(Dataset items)
====================

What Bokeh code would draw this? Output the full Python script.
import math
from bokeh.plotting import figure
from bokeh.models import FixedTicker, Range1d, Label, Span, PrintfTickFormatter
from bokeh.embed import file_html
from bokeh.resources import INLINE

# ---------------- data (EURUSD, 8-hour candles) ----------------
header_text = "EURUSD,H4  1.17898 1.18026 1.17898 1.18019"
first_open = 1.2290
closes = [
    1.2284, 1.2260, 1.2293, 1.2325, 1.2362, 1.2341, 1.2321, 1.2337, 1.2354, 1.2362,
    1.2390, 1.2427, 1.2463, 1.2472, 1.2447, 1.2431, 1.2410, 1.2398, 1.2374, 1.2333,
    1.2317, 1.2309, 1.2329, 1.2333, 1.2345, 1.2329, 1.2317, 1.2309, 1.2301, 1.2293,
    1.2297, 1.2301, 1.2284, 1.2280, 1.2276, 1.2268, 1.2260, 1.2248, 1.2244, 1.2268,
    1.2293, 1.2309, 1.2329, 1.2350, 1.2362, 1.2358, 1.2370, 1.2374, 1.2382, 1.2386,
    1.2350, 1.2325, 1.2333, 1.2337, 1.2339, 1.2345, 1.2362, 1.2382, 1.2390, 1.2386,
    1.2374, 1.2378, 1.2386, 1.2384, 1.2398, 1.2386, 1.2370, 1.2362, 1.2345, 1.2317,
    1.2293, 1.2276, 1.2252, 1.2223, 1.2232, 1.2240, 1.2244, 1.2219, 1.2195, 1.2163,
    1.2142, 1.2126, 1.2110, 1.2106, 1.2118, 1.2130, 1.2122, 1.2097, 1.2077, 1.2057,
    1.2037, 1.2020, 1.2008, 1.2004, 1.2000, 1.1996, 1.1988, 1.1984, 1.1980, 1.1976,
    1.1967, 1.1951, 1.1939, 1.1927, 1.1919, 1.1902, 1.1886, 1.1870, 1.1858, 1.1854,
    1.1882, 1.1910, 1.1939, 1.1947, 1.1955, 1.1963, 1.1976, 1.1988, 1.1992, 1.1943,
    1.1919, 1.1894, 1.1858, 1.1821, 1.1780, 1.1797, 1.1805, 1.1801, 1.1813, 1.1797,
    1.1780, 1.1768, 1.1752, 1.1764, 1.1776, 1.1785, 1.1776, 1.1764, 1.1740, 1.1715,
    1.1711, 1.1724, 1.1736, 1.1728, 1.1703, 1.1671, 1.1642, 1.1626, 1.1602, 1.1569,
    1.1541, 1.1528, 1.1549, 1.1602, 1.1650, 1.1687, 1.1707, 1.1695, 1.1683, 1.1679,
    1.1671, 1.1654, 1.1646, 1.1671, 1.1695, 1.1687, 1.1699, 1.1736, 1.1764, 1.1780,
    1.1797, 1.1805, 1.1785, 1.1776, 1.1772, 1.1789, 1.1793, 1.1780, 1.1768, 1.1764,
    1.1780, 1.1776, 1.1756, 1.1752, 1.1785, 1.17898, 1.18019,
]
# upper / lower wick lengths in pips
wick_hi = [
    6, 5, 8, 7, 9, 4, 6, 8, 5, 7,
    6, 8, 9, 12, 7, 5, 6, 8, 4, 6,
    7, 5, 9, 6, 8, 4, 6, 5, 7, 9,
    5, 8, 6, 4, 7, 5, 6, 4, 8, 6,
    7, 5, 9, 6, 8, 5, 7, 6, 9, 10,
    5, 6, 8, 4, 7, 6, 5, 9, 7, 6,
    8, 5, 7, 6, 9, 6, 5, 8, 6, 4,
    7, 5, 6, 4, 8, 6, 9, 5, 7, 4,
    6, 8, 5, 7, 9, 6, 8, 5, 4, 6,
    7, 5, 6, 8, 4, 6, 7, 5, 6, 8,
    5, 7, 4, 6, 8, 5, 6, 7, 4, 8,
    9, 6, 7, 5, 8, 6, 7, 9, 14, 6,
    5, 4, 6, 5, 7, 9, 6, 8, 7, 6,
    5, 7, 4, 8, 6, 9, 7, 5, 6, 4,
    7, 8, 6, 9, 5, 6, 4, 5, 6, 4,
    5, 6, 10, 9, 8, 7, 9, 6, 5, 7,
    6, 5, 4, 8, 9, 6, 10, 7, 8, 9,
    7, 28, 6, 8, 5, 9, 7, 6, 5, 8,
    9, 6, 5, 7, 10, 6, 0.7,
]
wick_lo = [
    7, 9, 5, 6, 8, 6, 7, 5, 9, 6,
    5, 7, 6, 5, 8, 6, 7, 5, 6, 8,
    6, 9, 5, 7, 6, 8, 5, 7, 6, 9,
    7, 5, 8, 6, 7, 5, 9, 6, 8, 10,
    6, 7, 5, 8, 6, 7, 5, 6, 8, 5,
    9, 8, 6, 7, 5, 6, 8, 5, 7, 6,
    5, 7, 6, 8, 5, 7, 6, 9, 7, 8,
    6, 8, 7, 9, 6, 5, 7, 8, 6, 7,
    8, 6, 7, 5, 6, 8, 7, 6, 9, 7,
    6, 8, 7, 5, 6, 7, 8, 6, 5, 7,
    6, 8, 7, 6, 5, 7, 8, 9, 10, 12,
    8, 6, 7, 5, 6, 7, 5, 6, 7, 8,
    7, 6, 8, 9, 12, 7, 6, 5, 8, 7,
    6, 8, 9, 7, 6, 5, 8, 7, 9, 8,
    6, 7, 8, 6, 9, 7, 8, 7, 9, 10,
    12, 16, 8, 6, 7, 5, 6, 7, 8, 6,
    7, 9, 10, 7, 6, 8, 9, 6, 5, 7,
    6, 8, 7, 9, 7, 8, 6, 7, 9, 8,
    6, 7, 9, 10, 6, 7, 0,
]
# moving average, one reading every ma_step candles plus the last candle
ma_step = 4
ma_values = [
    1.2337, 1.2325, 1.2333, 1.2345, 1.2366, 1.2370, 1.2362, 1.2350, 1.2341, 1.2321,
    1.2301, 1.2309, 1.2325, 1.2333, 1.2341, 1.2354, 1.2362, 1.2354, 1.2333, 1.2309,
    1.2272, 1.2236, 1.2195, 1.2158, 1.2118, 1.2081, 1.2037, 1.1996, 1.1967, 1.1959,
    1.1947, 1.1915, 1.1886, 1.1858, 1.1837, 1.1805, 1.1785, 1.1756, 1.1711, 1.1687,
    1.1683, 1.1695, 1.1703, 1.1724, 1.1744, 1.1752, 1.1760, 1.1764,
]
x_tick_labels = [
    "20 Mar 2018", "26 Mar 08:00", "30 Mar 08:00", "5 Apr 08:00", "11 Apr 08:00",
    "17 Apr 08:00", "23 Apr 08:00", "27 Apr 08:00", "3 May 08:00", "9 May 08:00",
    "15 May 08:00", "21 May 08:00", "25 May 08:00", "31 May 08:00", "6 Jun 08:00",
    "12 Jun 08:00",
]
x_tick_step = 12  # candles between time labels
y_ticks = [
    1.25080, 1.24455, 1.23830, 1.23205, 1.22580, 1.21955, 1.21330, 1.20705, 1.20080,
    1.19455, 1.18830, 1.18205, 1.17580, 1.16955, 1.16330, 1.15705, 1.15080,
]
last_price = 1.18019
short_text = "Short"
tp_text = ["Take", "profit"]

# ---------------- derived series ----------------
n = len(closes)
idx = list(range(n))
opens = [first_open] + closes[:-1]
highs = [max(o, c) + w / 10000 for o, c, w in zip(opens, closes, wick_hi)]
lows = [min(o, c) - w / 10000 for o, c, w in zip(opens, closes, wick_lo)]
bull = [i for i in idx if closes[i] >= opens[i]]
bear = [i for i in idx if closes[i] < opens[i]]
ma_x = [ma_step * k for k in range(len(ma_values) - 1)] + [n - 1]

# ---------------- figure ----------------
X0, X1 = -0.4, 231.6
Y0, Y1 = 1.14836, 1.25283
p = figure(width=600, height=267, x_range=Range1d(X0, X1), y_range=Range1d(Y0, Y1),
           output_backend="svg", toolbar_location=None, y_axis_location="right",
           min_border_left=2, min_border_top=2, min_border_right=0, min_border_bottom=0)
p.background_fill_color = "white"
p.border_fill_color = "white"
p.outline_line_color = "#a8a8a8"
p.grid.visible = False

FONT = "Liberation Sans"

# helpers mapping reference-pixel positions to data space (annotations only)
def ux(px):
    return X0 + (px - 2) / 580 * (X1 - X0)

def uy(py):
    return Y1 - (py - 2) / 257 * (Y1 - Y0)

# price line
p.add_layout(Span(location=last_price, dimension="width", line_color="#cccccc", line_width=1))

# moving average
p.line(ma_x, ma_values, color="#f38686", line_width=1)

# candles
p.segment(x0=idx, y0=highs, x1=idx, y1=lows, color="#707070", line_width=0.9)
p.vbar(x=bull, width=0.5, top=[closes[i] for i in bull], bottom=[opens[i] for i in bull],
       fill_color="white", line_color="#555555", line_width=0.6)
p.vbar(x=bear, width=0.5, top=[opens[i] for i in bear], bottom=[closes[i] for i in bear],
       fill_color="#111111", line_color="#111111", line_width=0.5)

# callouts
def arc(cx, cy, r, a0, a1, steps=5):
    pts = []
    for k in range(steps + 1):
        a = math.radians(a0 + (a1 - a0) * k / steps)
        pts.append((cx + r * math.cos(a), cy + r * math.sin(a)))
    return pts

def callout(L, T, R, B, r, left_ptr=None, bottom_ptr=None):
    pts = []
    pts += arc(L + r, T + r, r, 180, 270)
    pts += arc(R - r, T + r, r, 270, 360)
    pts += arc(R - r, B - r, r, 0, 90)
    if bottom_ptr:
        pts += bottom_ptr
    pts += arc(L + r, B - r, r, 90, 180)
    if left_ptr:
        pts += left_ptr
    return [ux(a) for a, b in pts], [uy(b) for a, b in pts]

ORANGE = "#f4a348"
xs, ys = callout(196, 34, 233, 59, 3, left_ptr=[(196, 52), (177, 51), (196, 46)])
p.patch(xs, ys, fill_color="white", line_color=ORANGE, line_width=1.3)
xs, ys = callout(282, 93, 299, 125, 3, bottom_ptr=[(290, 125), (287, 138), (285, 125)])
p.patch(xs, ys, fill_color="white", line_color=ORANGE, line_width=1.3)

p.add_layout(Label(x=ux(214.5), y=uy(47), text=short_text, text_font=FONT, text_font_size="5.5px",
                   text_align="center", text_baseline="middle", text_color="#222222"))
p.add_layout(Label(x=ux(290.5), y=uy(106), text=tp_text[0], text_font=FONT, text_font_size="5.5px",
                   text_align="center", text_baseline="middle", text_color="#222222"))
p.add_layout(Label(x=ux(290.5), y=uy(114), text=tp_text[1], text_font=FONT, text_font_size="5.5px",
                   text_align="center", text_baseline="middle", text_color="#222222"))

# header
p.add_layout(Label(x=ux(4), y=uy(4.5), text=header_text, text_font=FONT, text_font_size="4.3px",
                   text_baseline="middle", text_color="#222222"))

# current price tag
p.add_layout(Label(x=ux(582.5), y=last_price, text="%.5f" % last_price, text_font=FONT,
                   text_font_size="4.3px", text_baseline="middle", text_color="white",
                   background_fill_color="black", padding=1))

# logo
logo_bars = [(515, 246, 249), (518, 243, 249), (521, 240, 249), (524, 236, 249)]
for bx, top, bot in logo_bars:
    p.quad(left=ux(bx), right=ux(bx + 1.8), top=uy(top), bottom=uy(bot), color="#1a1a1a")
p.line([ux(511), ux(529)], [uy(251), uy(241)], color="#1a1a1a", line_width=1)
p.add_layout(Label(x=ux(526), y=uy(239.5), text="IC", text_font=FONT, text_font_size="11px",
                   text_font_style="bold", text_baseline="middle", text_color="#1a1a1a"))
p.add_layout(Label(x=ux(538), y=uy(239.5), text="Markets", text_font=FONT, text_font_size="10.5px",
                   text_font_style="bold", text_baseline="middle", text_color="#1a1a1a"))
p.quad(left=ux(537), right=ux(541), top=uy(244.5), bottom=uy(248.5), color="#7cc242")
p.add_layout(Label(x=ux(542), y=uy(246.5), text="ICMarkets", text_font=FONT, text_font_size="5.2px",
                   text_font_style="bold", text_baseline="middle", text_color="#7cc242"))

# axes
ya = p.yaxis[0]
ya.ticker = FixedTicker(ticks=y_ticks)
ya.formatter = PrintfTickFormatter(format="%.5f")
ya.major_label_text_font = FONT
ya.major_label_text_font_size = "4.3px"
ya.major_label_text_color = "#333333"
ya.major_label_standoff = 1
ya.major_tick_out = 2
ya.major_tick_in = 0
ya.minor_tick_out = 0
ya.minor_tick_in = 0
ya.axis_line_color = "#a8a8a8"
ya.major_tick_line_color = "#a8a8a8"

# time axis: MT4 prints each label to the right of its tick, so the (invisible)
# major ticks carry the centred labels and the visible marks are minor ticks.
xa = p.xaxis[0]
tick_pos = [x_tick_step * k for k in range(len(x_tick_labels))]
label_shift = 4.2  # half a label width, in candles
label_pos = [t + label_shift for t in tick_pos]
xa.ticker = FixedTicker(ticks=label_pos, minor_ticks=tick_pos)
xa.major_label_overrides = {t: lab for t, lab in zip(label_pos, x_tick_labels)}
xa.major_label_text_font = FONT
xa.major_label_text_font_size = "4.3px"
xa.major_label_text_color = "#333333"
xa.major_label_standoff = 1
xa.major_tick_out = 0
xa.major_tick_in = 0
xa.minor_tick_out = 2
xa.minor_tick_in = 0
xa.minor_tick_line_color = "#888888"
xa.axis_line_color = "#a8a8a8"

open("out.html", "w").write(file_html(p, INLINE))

====================

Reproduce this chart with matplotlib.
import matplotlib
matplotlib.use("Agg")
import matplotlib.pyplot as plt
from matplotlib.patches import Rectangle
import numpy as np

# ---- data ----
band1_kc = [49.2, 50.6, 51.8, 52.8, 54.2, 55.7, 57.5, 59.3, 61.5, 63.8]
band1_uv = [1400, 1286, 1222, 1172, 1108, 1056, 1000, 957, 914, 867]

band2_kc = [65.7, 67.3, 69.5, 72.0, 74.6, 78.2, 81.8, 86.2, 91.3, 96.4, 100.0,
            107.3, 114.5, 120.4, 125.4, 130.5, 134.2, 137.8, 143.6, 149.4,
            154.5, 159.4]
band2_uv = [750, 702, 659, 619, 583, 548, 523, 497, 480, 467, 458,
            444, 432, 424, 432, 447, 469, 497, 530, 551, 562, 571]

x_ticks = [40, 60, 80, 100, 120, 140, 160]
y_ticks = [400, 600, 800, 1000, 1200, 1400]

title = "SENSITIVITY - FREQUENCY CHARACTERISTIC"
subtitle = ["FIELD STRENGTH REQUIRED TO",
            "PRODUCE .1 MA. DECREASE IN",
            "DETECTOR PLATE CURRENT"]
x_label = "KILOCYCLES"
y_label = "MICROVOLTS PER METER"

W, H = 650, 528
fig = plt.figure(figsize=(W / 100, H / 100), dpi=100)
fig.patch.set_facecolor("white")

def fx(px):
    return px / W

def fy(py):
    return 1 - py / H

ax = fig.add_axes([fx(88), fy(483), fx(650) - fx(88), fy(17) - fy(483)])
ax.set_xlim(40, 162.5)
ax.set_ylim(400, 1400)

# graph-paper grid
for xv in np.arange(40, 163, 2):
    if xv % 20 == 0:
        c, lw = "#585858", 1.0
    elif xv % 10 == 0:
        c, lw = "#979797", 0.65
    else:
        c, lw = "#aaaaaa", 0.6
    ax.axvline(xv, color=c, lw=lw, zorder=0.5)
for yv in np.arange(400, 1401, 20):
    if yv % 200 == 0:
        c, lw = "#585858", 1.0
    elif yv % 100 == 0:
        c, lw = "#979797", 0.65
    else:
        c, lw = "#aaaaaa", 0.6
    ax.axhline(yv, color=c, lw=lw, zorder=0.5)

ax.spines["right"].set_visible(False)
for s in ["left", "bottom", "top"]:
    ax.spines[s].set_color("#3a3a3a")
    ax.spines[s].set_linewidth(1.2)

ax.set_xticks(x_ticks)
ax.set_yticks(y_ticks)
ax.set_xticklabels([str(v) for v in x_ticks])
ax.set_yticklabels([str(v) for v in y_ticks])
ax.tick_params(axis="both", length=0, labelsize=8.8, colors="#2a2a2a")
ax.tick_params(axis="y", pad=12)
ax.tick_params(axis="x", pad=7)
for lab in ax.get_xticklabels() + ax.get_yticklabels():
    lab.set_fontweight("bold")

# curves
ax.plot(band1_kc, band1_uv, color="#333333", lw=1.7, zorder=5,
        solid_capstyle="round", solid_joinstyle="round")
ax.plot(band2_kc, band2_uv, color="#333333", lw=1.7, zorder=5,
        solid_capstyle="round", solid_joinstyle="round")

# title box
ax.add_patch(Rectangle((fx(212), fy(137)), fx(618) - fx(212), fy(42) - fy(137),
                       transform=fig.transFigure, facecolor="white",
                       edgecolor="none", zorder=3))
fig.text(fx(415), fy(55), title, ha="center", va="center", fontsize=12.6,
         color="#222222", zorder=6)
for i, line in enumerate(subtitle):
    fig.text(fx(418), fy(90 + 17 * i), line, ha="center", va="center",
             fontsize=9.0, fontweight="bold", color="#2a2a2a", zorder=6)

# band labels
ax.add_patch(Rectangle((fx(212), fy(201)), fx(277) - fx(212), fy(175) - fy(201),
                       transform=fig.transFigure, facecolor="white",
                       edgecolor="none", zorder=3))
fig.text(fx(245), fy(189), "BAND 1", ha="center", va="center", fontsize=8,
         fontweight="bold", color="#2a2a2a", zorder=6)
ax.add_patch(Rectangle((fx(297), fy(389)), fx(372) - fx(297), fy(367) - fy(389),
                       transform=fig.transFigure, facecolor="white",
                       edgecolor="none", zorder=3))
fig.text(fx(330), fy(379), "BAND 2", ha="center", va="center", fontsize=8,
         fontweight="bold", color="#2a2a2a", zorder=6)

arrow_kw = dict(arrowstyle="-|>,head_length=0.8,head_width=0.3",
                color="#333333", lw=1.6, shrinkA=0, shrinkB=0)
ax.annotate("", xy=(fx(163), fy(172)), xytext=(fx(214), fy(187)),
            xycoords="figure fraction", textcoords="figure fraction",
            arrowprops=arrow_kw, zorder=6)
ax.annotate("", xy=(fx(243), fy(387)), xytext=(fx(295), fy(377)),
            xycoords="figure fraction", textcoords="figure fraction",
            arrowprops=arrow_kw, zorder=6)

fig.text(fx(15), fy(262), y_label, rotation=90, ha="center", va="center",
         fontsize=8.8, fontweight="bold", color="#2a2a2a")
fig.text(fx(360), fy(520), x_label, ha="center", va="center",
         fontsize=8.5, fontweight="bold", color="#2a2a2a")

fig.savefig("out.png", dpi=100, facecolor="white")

====================

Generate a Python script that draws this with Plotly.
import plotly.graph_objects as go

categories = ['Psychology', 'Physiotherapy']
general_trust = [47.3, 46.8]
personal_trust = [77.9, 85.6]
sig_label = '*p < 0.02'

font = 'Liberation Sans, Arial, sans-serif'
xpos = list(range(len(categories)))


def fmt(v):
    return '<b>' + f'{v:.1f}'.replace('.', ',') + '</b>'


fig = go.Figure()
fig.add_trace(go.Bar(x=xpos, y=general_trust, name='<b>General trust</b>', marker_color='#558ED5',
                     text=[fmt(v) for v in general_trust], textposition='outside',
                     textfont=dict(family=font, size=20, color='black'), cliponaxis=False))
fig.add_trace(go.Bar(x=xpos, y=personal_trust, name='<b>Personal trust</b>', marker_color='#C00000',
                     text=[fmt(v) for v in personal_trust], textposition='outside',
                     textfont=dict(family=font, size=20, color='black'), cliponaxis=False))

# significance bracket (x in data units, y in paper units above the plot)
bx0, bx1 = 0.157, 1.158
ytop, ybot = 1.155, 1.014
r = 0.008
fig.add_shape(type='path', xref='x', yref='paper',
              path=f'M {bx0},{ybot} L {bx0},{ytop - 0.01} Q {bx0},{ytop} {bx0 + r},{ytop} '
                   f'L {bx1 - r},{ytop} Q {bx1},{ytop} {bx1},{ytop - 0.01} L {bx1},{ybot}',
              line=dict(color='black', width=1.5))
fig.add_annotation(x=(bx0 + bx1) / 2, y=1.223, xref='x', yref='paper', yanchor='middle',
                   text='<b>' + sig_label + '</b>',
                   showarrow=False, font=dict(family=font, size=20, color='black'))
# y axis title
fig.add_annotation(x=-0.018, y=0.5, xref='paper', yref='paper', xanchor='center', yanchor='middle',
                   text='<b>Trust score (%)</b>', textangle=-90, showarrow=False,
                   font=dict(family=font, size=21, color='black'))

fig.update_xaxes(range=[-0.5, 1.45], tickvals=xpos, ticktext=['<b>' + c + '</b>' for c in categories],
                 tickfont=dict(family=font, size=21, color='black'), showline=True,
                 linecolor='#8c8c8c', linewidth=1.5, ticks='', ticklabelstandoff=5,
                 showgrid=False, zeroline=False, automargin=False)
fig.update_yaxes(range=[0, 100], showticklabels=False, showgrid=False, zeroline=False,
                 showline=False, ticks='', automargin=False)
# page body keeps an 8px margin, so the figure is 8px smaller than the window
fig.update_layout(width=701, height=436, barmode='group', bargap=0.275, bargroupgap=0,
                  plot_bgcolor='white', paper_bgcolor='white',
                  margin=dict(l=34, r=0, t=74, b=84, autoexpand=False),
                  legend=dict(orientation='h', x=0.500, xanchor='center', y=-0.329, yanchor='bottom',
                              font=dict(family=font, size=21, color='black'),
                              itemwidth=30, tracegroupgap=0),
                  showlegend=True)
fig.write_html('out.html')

====================

Short problem
Repeat exactly the lines from the one that contains "What Bokeh code" through the one that contains "from bokeh.resources import INLINE", and only those.

Exercise solution
What Bokeh code would draw this? Output the full Python script.
import math
from bokeh.plotting import figure
from bokeh.models import FixedTicker, Range1d, Label, Span, PrintfTickFormatter
from bokeh.embed import file_html
from bokeh.resources import INLINE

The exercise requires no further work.